SUPPLIED DATA —
= = = =

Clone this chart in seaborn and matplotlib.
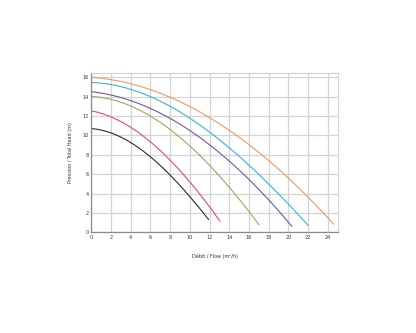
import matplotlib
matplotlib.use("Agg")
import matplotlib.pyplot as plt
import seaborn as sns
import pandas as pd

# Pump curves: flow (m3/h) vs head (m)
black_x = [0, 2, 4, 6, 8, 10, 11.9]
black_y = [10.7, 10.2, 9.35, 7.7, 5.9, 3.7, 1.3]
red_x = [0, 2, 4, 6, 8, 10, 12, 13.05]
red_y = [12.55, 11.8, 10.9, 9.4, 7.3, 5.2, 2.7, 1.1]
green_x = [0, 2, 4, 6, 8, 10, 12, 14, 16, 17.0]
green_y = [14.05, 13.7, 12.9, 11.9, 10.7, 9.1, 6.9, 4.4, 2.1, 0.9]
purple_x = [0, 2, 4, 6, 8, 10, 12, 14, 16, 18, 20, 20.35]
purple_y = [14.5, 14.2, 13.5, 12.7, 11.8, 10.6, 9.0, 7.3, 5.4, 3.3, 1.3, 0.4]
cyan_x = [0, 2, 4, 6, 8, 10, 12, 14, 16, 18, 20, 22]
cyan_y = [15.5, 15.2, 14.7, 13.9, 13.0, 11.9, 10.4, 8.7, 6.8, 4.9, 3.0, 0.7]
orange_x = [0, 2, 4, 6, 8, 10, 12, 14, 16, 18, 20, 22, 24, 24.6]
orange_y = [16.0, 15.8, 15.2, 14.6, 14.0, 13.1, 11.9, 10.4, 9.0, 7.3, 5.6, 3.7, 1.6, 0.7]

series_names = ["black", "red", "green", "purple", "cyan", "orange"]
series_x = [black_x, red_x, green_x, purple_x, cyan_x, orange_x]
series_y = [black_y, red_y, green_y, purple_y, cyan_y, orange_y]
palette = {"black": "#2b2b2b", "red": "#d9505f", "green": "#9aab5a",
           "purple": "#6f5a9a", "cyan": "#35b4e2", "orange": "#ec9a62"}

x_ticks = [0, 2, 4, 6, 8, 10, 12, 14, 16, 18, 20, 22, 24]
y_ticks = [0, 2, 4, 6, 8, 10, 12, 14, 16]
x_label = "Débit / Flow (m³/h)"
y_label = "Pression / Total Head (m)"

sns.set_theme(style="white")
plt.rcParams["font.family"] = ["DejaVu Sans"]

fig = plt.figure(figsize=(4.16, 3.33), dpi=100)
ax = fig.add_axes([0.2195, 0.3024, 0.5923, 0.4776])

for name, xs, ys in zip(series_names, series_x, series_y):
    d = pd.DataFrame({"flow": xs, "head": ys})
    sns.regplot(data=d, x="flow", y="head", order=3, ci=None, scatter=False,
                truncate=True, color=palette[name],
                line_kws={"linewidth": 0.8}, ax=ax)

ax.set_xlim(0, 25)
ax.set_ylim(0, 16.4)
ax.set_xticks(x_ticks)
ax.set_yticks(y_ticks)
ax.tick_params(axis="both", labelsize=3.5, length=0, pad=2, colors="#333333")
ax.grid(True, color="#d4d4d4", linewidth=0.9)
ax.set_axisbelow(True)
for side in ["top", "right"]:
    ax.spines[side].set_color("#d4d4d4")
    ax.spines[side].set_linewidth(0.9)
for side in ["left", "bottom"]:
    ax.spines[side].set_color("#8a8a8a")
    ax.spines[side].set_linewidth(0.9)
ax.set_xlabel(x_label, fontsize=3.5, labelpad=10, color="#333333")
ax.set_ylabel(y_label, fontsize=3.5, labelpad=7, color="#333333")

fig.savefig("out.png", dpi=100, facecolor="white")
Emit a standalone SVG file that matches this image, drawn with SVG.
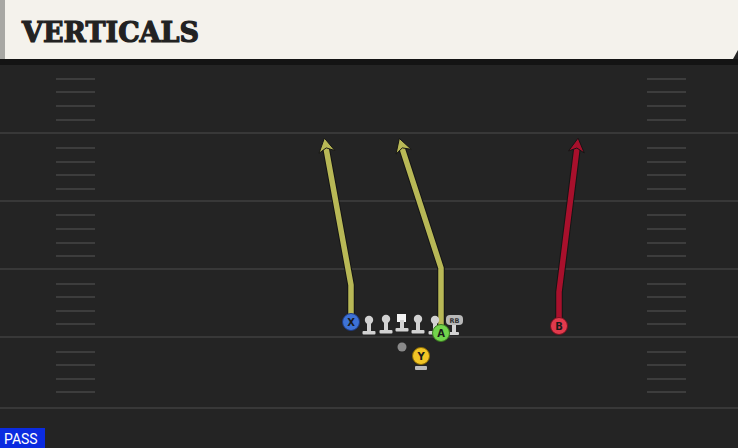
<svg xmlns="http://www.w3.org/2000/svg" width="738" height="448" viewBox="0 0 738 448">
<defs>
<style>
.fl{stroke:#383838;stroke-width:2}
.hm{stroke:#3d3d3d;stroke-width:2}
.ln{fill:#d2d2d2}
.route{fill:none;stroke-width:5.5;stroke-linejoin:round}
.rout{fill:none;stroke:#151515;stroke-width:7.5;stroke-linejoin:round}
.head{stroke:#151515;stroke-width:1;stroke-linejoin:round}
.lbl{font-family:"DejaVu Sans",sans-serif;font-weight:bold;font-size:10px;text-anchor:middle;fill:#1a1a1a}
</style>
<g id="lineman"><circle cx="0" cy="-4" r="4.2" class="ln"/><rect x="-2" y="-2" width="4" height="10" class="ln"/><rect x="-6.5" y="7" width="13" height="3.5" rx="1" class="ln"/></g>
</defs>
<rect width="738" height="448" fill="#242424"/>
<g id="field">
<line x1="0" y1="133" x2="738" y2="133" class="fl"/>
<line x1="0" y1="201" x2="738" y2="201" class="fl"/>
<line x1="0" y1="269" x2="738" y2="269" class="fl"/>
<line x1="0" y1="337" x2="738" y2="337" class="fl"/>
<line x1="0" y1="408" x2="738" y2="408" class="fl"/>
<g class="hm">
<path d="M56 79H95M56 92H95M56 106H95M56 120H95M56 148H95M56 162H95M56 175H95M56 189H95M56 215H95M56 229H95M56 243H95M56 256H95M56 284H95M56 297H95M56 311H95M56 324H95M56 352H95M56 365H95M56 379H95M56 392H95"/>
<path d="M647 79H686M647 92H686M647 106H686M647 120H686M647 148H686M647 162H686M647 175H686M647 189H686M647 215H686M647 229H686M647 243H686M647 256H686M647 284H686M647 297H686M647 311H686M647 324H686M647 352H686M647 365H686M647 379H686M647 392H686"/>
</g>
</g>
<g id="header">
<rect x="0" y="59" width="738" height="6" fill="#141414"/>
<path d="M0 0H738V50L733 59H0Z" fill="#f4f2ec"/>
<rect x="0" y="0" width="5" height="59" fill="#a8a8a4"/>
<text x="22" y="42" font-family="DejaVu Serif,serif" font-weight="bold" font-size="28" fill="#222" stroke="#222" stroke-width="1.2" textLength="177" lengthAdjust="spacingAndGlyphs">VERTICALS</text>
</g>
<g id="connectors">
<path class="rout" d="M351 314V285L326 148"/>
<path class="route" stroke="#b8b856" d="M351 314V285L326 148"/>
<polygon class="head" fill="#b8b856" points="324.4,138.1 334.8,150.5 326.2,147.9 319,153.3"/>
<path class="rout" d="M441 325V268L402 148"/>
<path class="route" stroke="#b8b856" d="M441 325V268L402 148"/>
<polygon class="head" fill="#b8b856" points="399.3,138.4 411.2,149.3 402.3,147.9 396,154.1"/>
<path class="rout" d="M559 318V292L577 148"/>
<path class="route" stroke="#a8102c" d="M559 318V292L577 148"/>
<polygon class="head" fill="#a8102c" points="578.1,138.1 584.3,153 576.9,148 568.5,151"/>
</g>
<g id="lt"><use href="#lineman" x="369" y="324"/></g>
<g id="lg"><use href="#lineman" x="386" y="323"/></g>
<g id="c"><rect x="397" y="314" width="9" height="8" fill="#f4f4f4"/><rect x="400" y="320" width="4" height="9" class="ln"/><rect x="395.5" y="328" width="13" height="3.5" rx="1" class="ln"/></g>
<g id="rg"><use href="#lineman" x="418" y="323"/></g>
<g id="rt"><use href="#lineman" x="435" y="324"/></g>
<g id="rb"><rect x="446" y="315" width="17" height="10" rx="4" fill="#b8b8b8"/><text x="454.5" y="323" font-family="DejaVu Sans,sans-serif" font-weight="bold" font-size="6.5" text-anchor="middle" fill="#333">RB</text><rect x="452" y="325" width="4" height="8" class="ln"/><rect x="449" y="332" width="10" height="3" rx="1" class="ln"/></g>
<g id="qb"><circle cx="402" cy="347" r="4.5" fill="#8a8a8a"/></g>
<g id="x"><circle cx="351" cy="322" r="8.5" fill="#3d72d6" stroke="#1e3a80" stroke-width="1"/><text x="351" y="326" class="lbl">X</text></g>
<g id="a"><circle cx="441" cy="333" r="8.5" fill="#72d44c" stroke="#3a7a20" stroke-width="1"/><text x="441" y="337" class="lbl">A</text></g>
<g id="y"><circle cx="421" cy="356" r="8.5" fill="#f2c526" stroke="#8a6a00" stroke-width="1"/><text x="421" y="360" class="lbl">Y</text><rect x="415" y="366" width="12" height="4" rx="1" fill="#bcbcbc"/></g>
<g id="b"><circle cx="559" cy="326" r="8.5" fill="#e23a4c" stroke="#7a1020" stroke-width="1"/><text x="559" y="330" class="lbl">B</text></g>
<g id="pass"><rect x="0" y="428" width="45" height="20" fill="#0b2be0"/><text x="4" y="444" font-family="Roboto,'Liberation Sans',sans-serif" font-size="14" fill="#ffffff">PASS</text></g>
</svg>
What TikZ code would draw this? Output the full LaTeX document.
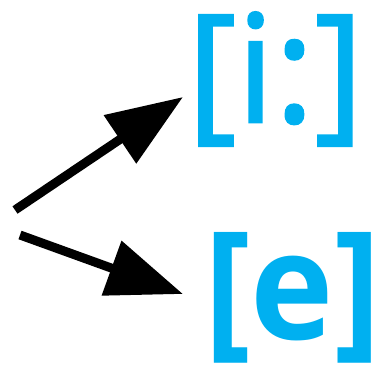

= = = =

WHAT YOU WILL DO — Everything from the top line of the data down to and including the line with "import pandas as pd" is to be copied, except the pictures.

RESULT OF THIS TASK —
Clone this chart in seaborn and matplotlib.
import matplotlib
matplotlib.use("Agg")
import matplotlib.pyplot as plt
import seaborn as sns
import pandas as pd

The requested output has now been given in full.